Following are some steps we undertook, along with the odd snag along the way.

Pension rollover

To begin, notice was given to the administrator of the defined benefit pension that was their primary income source. As surviving spouse, mom will continue with a reduced pension, emphasizing the need to be tax-conscious with her other income sources. There won’t be any residual value when she dies, but with the two of them living well into their nineties, they got their fair actuarial share out of the deal.

RRIF on death

Mom handled the house when we were youngsters, followed by a lengthy run as a school trustee. Dad took early retirement at 60, then kept busy with teaching and consulting gigs into his 70s. Thus, despite having a dependable pension, both had moderate accumulation in registered retirement income funds (RRIFs), each naming the other as beneficiary. Their financial advisor (a friend to us all) readied the paperwork to roll dad’s RRIF to mom.

Acting under power of attorney (POA), we instead declined the receipt of the RRIF on mom’s behalf. Accordingly, the amount will be included in dad’s final year income, soaking up the remainder of his basic personal credit (i.e., at zero tax), with the rest tagged with the lowest bracket rate.

RRIF minimums

In their later years, we have been managing their finances under POA. This included instructing on taking the minimum RRIF withdrawal early in the year. That meeting was still in the upcoming calendar when dad died.

The RRIF minimum, based on the preceding year-end value, is required to be paid in the following calendar year. Per CRA and the administrator’s practice, as it had not been paid before dad’s death, that portion had to be paid and taxed to mom as the named beneficiary (though again as noted above, the bulk had been declined, to be taxed in dad’s final year).

TFSA rollover

One great thing about a TFSA rolling to a spouse is that it continues to be a TFSA, without requiring or using up the receiving spouse’s TFSA room. Notably, unused TFSA room does not roll to a spouse, nor to anyone else for that matter. Fortunately, mom and dad were consistent TFSA contributors, with the combined amounts now being with mom, except for the lost room for dad’s final year due to the contributions not having yet been made.

(Not) naming beneficiaries under POA 

For registered accounts in Ontario (and most common law provinces), attorneys under POA cannot initiate or change beneficiary designations. However, many financial institutions will carry over an existing designation on an incoming registered plan, which was helpful as we were consolidating their financial holdings when their faculties had significantly declined.

Unfortunately, dad had one small TFSA without a designation. As we could do nothing about it, probate was inevitable for dad’s estate. On the bright side, it bolstered our decision to allow the RRIF to fall into the estate, with the projected income tax savings well exceeding the nominal bump in probate tax.

Joint non-registered account

The proceeds from their home sale years ago went into mom and dad’s joint non-registered investment account.

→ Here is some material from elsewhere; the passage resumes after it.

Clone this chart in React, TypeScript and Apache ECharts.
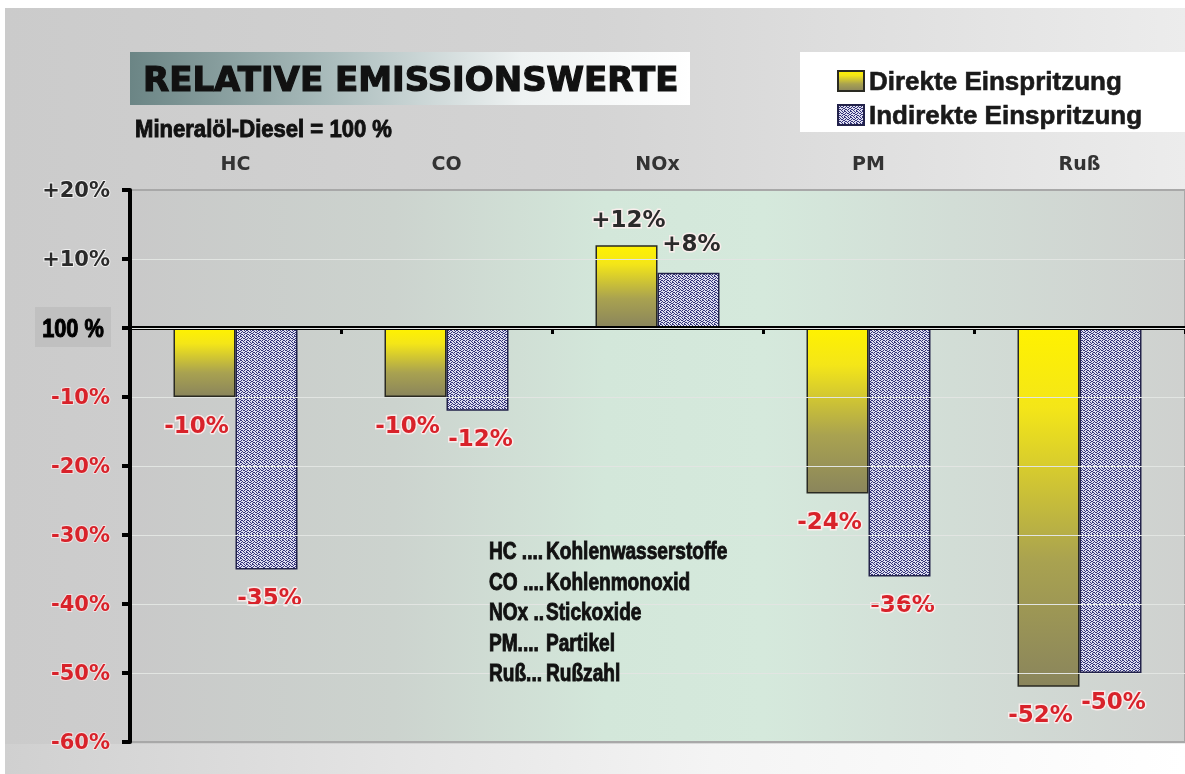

That’s helped service their later accommodations, while also appreciating nicely. Probate was bypassed at dad’s death, with mom continuing as sole legal and beneficial owner by right of survivorship.

By default, capital property rolls at adjusted cost base (ACB) to a spouse on death. This applies when held through a joint account as in this case, or if dad had an account under his name alone that was then migrated to mom as estate beneficiary (as long as the individual securities in the account were not sold in the process).

Alternatively, dad’s estate can elect out of the automatic rollover, on a per-property basis. This will allow us to optimize for mom’s future needs by choosing which securities to rollover, and which to have taxed on dad’s final return. As mom could conceivably blow right past dad, the century mark and beyond … that extra financial flexibility will be welcome comfort for her as she moves into this next chapter.